BEGIN Exercise input

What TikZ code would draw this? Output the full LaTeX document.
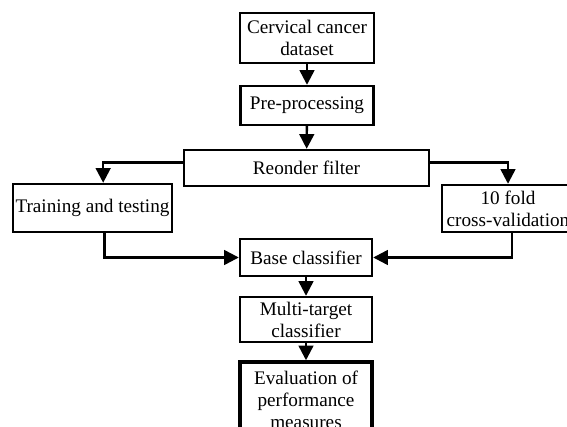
\documentclass[tikz,border=0pt]{standalone}
\usepackage{fontspec}
\setmainfont{Liberation Serif}
\usepackage{tikz}
\usetikzlibrary{arrows.meta}

\begin{document}
\begin{tikzpicture}[x = 0.75pt, y = -0.75pt]
				    \tikzstyle{box}=[draw,line width = 1.8pt,black,rectangle,inner sep = 0pt,align = center,font = \fontsize{14.4}{16.5}\selectfont]
				    \tikzstyle{link}=[draw,line width = 1.8pt,black,-{Triangle[length = 11pt, width = 11pt]}]
				    \useasboundingbox (0,0) rectangle (567,427);
				    \clip (0,0) rectangle (567,427);
				    \node[box,minimum width = 100.5pt,minimum height = 37.5pt] (data) at (307,38) {Cervical cancer\\dataset};
				    \node[box,minimum width = 100pt,minimum height = 29.25pt] (prep) at (307,105.5) {Pre-processing};
				    \node[box,minimum width = 183.75pt,minimum height = 27pt] (filter) at (306.5,168) {Reonder filter};
				    \node[box,minimum width = 119.25pt,minimum height = 36pt] (train) at (92.5,208) {Training and testing};
				    \node[box,minimum width = 99pt,minimum height = 35.25pt] (fold) at (508,208.5) {10 fold\\cross-validation};
				    \node[box,minimum width = 99pt,minimum height = 27.75pt] (base) at (306,257.5) {Base classifier};
				    \node[box,minimum width = 99pt,minimum height = 33.75pt] (multi) at (306,319.5) {Multi-target\\classifier};
				    \node[box,line width = 2.6pt,minimum width = 99pt,minimum height = 57pt] (eval) at (306,400) {Evaluation of\\performance\\measures};
				    \draw[link] (data) -- (prep);
				    \draw[link] (prep) -- (filter);
				    \draw[link] ([yshift = 4pt]filter.west) -| ([xshift = 8pt]train.north);
				    \draw[link] ([yshift = 4pt]filter.east) -| (fold.north);
				    \draw[link] ([xshift = 9pt]train.south) |- (base.west);
				    \draw[link] ([xshift = 3pt]fold.south) |- (base.east);
				    \draw[link] (base) -- (multi);
				    \draw[link] (multi) -- (eval);
				\end{tikzpicture}
\end{document}
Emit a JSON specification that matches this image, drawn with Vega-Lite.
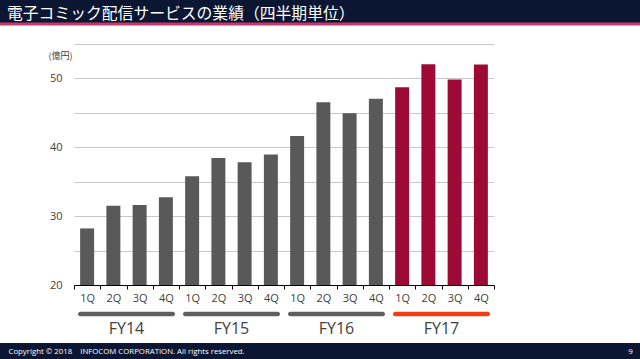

END Exercise input

### Given exercise:
Where a line above contains the word "this", copy that line.

### Written reply:
What TikZ code would draw this? Output the full LaTeX document.
Emit a JSON specification that matches this image, drawn with Vega-Lite.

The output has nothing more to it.